In the same way, the Spirit helps us in our weakness. We do not know what we ought to pray for, but the Spirit himself intercedes for us through wordless groans. Romans 8:26

Here in the Northern Hemisphere, my kids were also interceding for me. Beth was good about communicating to them that I was going to tell people in Peru about Jesus during the week I was gone. Beth told me when I got home that they prayed each night for God to help me, our team, and Tia Lorena (Lauren, our missionary friend that we were helping) share Christ with the people in Peru. How amazing to think that a year ago, these were fatherless children and a few of the nameless people half a world away whom James 1:27 calls us to help, and today they are interceding for others on their home-continent that they may come to a saving knowledge of Jesus Christ!

I have to admit, getting off the plane and hugging them after a week’s time was pretty great too!

Please continue to pray for Lauren in Peru. I got two snapshots (June, 2011 and June, 2013) of what God has done in that little area north of Lima, and I can say Lauren’s ministry is starting to get some momentum.

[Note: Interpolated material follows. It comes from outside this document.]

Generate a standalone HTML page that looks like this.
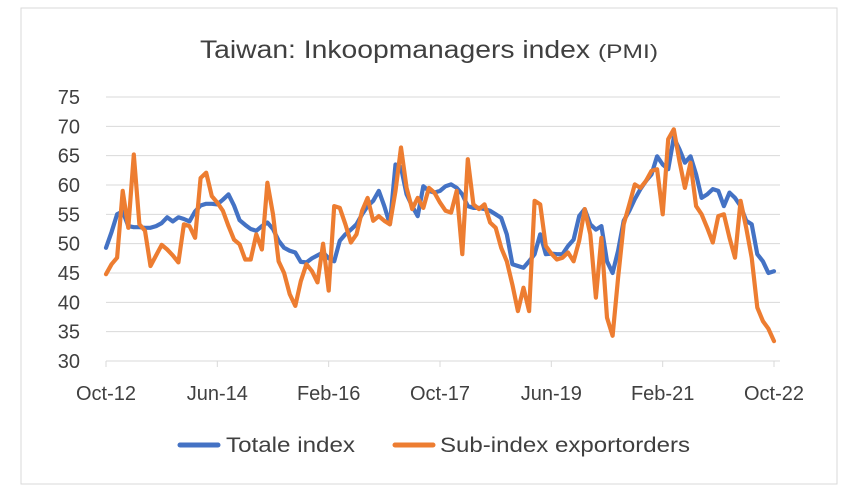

Some of the people we shared Christ to the first time were actively ministering with us this time! However, as with anything that is done in the name of Christ, Satan just wants to attack more as it gains ground.

Looking down the street from Lauren's ministry center in Ventanilla. Pan-Americana, in the middle, is the main road through this area.

Looking down the street from Lauren’s ministry center in Ventanilla. Pan-Americana, in the middle, is the main road through this area.

I also have to mention, Father’s day came and went while I was in Peru. I did get a chance to Skype with my kids, and Beth packed me some cards that they made me ahead of time. While it was sad to be away from them for my first Father’s day, I was doing the Father’s work, so it didn’t feel quite so bad!